Öcalan, örgütünü rencide etmemeye çalışarak, yenildik ama en azından Kürt varlığının tanınmasını sağladık, bu da bir şeydir demeye getiriyor.
Bunun için bu kadar ölüm ve yıkıma ihtiyaç var mıydı?
Öcalan “özeleştirimiz devam edecektir” diyerek 27 Şubat mesajında söylediği “Soğuk Savaş yıllarında gözümüzü Moskova’ya dikmiştik” mealindeki ifadesine atıfta bulunuyor. Oysa gelinen aşamada PKK’nın özellikle Suriye’deki varlığı, ABD’nin siyasi, mali ve askeri desteğine dayanmaktadır. Türkiye’nin Kürt sorununu kendi içinde çözmesinden rahatsızlık duyacak ülkeler var. Bölgede İsrail ve İran’ı, Avrupa’da PKK lobisinin güçlü olduğu Almanya, Yunanistan ve Belçika’yı sayabiliriz.

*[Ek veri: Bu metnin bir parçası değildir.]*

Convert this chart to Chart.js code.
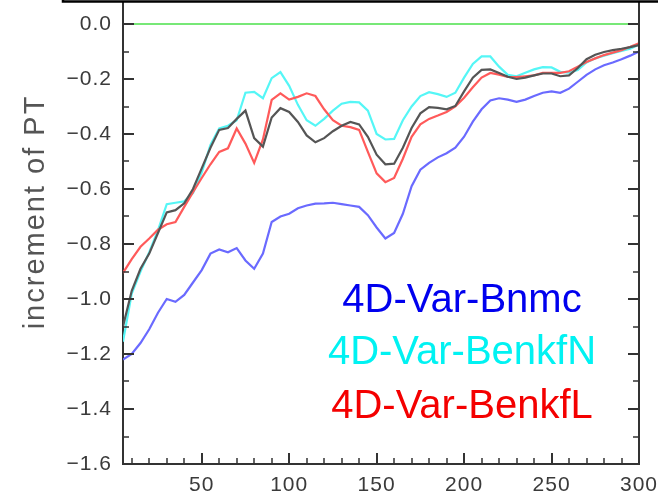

Öcalan’ın İmarlı koşullarında bunun ne kadarını görüp tahlil ettiğini şu anda kestirmek güç. Ama söyleyeceğini söyledi.
Şimdi gözler 12 Temmuz’da Erdoğan’ın ne diyeceğinde.
Aslında 12 Temmuz’da kamuoyunu dikkati PKK’nın silah bırakmasındayken CHP’ye “turpun büyüğü” vuruşu da önümüzdeki senaryolar arasında.
Ama önce şu 11 Temmuz’da PKK’nın silah bırakıp silahlı mücadeleyi bitirdiğini görelim. Şu an en önemlisi o.